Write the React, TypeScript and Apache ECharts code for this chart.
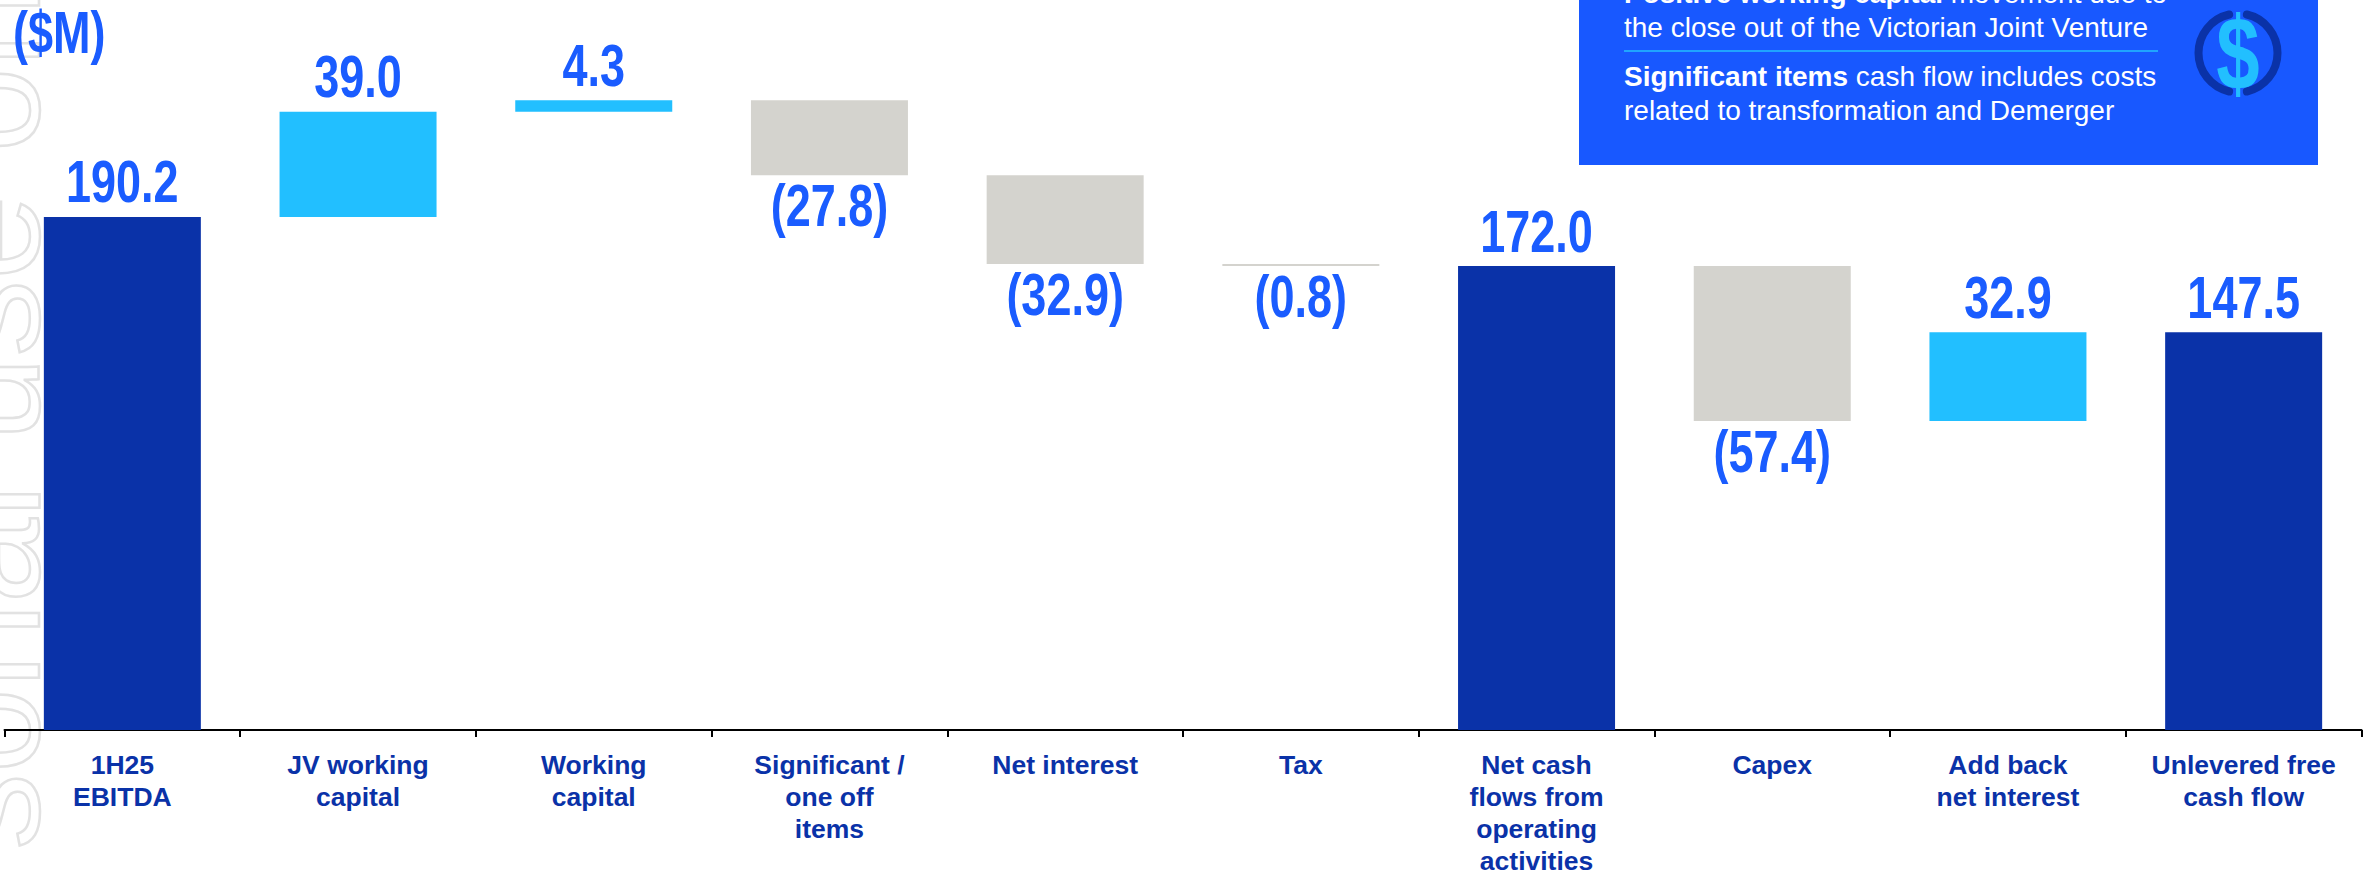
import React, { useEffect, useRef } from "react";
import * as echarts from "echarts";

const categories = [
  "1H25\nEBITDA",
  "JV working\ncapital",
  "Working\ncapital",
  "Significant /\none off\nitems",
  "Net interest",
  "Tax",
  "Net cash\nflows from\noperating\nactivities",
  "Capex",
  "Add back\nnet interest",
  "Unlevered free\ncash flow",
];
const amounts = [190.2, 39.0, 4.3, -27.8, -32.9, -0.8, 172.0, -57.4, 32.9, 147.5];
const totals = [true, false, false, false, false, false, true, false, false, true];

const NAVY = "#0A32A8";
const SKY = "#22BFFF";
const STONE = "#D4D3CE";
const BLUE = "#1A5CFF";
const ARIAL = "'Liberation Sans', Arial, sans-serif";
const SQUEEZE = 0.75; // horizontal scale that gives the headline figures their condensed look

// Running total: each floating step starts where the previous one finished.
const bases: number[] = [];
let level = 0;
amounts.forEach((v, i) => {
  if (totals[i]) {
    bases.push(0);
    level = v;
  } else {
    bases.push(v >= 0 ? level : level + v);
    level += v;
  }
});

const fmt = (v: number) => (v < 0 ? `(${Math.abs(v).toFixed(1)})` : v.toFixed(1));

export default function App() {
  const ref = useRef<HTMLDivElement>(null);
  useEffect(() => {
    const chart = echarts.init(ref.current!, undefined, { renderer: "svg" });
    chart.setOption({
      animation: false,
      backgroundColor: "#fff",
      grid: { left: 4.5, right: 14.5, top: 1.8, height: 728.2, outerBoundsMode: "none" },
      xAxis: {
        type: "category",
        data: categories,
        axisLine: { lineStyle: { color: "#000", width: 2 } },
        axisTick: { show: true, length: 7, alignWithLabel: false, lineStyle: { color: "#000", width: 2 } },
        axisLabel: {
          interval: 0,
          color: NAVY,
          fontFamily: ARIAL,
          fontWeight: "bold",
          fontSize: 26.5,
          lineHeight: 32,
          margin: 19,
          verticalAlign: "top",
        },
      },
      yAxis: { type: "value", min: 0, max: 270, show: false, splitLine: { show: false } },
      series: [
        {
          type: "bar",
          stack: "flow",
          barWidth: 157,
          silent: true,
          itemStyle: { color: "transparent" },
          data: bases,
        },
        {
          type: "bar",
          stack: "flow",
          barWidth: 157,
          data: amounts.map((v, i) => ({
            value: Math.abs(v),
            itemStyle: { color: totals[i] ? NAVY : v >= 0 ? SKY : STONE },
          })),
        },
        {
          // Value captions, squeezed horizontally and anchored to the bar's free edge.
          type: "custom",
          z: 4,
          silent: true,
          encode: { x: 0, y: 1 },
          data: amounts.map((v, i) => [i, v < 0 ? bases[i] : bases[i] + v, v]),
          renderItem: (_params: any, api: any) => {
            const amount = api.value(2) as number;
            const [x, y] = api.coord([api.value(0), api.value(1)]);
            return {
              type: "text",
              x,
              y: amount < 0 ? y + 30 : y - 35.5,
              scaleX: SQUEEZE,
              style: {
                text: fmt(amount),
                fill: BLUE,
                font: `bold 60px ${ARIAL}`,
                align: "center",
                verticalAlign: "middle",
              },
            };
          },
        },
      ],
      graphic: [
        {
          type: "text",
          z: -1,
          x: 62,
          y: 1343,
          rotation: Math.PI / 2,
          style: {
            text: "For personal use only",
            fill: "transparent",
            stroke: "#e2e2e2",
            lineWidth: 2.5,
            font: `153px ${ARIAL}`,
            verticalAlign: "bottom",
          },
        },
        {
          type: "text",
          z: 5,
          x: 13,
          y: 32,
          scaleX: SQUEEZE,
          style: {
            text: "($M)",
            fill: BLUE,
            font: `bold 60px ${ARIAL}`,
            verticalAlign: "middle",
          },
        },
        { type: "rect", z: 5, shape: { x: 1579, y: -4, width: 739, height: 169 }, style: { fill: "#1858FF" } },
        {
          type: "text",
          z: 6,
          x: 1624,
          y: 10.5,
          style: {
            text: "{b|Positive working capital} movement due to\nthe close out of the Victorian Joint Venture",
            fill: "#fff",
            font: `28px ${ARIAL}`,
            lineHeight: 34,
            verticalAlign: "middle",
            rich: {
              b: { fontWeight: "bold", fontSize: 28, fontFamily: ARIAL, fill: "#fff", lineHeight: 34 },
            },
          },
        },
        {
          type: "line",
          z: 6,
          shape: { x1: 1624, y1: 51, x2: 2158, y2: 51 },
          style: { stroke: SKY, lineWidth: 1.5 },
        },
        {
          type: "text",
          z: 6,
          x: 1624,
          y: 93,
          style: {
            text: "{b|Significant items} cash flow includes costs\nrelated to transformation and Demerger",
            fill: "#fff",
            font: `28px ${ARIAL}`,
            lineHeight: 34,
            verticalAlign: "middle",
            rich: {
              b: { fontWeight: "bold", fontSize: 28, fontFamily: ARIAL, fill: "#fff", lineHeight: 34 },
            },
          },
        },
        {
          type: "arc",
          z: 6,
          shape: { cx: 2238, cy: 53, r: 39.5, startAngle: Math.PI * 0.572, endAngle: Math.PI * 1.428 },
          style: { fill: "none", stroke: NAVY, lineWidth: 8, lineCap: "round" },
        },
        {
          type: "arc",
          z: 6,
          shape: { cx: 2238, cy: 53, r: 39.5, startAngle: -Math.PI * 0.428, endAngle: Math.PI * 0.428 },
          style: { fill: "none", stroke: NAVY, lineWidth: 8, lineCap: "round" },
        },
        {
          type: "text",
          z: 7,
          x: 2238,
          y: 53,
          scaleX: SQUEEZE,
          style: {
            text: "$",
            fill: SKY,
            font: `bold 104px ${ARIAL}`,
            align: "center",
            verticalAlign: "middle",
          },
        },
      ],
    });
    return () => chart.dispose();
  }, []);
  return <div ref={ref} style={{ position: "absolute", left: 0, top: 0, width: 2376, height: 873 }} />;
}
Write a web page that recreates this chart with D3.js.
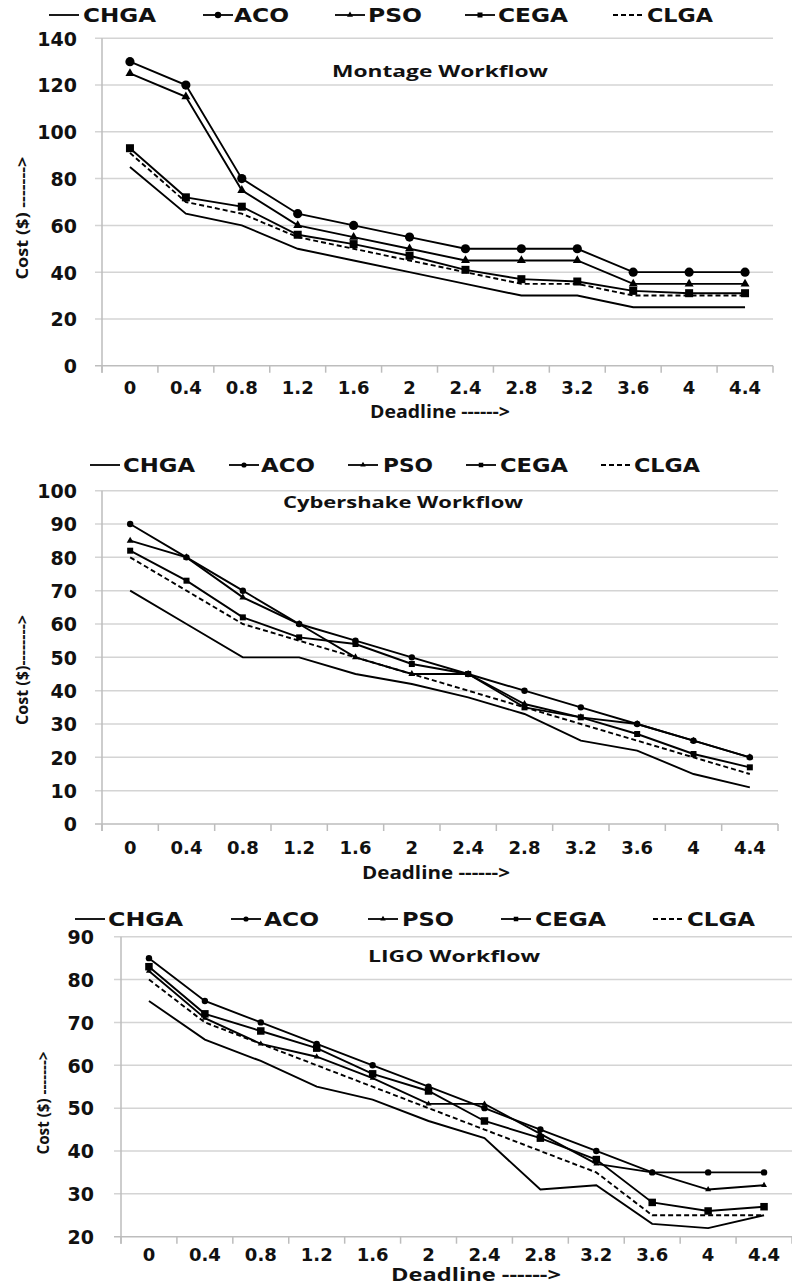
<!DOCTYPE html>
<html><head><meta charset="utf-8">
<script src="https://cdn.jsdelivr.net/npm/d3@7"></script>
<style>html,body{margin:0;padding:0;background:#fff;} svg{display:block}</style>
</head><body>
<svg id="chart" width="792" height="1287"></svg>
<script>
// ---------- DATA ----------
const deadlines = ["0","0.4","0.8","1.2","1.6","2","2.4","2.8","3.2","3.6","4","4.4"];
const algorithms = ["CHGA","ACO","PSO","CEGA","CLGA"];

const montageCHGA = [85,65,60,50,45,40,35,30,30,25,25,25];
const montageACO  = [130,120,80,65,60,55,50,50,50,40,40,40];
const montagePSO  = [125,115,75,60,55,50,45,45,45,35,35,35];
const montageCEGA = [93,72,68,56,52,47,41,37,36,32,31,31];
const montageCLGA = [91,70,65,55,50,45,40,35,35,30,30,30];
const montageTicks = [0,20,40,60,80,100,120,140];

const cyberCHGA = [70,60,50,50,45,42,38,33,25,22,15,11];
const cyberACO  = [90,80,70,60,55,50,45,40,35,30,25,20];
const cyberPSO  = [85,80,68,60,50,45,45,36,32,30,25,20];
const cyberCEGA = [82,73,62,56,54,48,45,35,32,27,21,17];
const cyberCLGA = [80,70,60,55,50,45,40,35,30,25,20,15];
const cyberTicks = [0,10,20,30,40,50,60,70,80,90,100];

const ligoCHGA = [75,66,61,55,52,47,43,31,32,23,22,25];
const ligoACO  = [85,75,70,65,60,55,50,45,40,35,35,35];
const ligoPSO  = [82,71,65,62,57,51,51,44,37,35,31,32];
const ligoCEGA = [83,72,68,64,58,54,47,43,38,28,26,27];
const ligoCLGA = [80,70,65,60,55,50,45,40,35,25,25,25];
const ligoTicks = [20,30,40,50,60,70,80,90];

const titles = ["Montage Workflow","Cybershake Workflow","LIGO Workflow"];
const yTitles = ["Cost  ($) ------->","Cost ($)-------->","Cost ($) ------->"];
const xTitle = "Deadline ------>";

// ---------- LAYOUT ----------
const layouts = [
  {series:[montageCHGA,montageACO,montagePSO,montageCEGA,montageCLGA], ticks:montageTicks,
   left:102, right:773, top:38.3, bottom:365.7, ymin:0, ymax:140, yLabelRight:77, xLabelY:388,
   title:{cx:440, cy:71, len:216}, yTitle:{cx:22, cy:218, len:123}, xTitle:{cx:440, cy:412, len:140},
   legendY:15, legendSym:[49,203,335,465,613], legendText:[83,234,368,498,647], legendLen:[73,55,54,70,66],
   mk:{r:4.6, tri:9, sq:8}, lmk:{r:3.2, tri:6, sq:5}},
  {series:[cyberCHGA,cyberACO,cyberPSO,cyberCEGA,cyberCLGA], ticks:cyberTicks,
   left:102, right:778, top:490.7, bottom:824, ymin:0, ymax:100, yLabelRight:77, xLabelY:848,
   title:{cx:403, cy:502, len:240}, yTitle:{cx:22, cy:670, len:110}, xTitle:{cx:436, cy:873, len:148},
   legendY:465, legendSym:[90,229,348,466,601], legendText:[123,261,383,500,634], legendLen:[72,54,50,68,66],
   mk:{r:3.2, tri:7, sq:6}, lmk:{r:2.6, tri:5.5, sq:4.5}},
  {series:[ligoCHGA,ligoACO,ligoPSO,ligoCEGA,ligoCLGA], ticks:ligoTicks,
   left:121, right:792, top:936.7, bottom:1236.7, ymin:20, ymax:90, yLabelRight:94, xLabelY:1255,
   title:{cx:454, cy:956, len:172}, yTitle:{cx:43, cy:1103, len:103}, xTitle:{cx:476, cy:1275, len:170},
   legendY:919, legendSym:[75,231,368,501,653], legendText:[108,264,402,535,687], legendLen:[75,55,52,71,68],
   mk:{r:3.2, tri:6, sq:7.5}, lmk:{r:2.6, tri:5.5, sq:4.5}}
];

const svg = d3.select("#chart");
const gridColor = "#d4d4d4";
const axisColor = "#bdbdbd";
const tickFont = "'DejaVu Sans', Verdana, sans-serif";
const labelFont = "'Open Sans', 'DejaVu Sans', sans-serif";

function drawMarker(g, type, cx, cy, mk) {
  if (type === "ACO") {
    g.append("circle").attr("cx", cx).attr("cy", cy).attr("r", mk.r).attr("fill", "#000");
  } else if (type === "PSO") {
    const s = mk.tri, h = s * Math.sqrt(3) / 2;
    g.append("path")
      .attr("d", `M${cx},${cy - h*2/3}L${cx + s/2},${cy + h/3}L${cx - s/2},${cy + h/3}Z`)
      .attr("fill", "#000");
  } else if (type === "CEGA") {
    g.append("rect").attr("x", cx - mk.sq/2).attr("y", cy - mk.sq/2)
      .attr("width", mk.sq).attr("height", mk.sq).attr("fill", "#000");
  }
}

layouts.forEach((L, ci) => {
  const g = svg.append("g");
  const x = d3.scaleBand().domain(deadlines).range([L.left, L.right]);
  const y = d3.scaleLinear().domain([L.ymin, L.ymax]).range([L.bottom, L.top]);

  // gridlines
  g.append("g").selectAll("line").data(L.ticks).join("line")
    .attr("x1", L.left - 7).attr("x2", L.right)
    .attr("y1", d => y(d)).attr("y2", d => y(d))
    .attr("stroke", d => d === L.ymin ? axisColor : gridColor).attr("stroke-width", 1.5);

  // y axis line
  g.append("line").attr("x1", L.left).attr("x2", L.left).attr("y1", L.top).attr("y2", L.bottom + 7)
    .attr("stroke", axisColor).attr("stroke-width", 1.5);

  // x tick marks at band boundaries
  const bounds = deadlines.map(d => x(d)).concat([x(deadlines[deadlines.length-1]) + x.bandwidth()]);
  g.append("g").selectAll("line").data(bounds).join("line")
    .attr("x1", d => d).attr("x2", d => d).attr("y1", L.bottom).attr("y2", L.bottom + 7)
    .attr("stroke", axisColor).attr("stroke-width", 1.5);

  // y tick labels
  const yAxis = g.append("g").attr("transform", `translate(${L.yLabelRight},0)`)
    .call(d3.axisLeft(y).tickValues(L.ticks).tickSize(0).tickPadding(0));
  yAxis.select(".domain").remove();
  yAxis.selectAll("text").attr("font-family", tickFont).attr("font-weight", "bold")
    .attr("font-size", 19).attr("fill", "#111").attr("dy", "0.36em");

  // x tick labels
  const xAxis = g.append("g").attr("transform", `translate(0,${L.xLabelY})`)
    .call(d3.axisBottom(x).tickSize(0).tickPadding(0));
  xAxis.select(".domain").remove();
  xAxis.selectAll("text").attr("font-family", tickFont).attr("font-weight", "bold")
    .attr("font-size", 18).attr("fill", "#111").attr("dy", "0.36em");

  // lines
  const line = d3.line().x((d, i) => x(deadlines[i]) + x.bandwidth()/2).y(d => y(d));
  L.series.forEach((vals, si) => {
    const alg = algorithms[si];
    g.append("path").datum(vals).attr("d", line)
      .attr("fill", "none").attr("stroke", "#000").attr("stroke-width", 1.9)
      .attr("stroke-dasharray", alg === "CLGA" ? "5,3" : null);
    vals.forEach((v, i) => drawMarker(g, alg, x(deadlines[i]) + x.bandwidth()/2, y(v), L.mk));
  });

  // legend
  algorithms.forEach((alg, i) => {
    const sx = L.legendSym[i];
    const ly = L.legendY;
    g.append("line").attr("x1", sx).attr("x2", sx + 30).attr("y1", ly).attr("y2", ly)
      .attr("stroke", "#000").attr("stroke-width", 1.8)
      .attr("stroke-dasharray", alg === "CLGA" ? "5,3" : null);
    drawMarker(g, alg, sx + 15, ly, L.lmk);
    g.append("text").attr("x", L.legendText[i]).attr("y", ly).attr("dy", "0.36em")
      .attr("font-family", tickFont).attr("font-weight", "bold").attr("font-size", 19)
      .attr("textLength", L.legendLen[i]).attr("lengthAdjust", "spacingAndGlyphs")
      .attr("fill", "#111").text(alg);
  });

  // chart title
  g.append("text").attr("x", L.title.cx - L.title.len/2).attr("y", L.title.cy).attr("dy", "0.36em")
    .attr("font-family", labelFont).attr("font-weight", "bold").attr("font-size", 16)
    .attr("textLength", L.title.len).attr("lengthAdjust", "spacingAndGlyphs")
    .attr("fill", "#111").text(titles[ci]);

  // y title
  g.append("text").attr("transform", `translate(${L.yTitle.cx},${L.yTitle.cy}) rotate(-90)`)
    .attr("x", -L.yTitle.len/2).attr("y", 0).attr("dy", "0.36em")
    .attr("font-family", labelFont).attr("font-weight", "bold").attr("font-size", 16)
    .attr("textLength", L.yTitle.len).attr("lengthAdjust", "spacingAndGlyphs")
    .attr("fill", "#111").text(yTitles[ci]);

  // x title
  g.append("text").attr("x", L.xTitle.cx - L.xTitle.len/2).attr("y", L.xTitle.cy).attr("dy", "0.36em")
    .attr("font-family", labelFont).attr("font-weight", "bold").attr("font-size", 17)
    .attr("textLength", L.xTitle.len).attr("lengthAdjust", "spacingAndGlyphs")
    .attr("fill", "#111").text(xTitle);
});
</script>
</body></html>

----

§ **Direction**
Write out each line of the listing above, exactly, from its first line to the line holding "const fmt = (v: number)", inclusive. Skip the pictures.

§ **Solved problem**
Write the React, TypeScript and Apache ECharts code for this chart.
import React, { useEffect, useRef } from "react";
import * as echarts from "echarts";

const categories = [
  "1H25\nEBITDA",
  "JV working\ncapital",
  "Working\ncapital",
  "Significant /\none off\nitems",
  "Net interest",
  "Tax",
  "Net cash\nflows from\noperating\nactivities",
  "Capex",
  "Add back\nnet interest",
  "Unlevered free\ncash flow",
];
const amounts = [190.2, 39.0, 4.3, -27.8, -32.9, -0.8, 172.0, -57.4, 32.9, 147.5];
const totals = [true, false, false, false, false, false, true, false, false, true];

const NAVY = "#0A32A8";
const SKY = "#22BFFF";
const STONE = "#D4D3CE";
const BLUE = "#1A5CFF";
const ARIAL = "'Liberation Sans', Arial, sans-serif";
const SQUEEZE = 0.75; // horizontal scale that gives the headline figures their condensed look

// Running total: each floating step starts where the previous one finished.
const bases: number[] = [];
let level = 0;
amounts.forEach((v, i) => {
  if (totals[i]) {
    bases.push(0);
    level = v;
  } else {
    bases.push(v >= 0 ? level : level + v);
    level += v;
  }
});

const fmt = (v: number) => (v < 0 ? `(${Math.abs(v).toFixed(1)})` : v.toFixed(1));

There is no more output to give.